Begin with the first line and repeat exactly through the line containing "from matplotlib.patches import Rectangle"; leave every image out.

• **GIVEN MATERIAL**:
===

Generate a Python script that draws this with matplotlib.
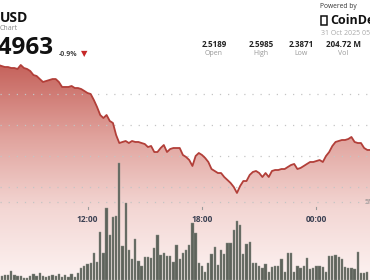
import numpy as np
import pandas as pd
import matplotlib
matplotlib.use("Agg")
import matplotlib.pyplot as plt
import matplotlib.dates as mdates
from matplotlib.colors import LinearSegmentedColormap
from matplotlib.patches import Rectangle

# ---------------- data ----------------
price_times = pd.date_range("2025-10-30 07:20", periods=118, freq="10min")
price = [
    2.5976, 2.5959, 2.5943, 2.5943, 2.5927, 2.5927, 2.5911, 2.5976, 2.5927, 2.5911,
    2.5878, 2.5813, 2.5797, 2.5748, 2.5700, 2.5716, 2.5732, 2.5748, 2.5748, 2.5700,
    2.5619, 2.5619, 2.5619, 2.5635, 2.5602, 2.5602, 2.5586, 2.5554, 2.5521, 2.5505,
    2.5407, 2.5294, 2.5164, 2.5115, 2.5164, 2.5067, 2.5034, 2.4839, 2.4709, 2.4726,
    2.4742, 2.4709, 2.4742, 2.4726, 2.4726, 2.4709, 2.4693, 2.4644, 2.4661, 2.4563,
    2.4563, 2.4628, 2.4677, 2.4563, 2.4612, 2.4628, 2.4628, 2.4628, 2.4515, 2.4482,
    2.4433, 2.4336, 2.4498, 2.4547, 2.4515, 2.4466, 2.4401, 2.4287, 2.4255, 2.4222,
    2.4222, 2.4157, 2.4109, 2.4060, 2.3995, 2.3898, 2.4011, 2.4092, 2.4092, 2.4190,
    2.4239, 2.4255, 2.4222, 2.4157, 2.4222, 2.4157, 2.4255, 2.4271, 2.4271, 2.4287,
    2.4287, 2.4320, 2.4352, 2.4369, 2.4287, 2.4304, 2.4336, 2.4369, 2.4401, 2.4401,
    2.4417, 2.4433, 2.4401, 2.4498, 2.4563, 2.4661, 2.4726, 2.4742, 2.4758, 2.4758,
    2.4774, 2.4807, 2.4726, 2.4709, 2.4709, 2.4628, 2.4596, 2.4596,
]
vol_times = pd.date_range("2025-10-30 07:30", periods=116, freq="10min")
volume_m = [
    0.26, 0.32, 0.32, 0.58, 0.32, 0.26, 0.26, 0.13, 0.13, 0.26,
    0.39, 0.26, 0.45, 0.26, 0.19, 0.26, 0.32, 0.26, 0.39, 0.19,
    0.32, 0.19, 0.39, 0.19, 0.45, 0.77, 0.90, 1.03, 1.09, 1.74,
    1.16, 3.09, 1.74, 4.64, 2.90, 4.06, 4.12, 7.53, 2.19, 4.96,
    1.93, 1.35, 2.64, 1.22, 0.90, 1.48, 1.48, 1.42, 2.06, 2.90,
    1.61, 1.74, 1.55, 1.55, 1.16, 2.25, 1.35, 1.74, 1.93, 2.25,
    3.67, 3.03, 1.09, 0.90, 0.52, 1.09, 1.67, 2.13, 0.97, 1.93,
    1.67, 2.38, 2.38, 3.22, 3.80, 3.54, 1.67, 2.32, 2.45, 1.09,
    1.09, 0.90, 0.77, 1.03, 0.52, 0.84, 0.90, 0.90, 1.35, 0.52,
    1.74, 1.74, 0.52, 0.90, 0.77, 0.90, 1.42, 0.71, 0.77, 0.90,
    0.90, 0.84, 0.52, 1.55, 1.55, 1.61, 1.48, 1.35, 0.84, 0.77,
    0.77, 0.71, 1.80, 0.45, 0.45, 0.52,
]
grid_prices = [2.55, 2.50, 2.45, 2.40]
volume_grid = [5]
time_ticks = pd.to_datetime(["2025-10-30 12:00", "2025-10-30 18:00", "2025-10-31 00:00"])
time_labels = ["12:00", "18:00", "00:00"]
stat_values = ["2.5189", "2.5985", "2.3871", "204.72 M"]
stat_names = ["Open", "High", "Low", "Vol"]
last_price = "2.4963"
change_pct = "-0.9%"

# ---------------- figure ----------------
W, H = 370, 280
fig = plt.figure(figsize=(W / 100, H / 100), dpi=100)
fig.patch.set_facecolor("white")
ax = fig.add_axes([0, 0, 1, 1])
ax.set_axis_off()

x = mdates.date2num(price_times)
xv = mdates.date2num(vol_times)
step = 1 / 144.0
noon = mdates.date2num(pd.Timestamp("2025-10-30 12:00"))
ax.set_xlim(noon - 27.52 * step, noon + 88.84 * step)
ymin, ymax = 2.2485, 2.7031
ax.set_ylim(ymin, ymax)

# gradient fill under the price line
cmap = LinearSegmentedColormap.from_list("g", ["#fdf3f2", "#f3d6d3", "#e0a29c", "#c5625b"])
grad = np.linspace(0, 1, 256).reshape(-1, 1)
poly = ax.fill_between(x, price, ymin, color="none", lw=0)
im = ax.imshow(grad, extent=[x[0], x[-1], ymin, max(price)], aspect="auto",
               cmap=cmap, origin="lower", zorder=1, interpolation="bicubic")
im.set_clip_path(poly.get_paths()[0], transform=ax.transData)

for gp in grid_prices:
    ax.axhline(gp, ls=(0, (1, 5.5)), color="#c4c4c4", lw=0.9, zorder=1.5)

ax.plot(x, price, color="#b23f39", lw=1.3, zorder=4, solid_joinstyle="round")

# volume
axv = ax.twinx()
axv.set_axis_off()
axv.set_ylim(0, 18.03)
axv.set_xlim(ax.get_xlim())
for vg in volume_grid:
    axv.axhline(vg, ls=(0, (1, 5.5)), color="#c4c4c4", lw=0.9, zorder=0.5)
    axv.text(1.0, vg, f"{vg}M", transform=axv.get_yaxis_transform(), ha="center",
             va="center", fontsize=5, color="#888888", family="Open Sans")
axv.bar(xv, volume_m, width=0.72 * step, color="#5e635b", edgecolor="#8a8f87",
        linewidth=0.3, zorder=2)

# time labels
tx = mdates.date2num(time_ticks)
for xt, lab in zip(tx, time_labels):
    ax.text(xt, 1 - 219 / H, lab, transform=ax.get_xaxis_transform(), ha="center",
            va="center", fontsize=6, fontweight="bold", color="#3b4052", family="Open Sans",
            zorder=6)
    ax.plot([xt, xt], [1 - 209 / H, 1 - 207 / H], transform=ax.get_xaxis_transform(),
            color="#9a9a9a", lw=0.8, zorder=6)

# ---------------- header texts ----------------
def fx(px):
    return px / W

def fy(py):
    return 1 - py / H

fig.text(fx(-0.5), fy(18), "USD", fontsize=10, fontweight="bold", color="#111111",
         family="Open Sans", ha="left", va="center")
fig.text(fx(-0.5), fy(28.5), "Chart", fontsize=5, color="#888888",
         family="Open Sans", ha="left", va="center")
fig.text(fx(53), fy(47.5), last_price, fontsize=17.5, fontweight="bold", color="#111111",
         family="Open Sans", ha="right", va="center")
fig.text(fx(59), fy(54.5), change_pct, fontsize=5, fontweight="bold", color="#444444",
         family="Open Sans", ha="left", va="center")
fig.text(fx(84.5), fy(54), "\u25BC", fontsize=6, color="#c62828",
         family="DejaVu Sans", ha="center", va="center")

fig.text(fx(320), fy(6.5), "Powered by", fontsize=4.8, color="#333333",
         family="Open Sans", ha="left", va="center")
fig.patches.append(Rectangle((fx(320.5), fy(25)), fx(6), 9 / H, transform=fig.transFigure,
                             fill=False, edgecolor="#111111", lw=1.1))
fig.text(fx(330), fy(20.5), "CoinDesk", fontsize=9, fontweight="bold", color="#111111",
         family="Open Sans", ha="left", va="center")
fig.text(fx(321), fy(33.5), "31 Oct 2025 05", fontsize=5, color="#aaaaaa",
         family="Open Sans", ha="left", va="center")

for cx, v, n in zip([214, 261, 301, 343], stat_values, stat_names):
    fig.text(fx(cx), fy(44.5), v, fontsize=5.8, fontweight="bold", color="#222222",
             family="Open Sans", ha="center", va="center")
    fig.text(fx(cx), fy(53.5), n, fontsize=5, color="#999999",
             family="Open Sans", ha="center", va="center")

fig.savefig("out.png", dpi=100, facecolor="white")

===

• **FULL ANSWER**:
Generate a Python script that draws this with matplotlib.
import numpy as np
import pandas as pd
import matplotlib
matplotlib.use("Agg")
import matplotlib.pyplot as plt
import matplotlib.dates as mdates
from matplotlib.colors import LinearSegmentedColormap
from matplotlib.patches import Rectangle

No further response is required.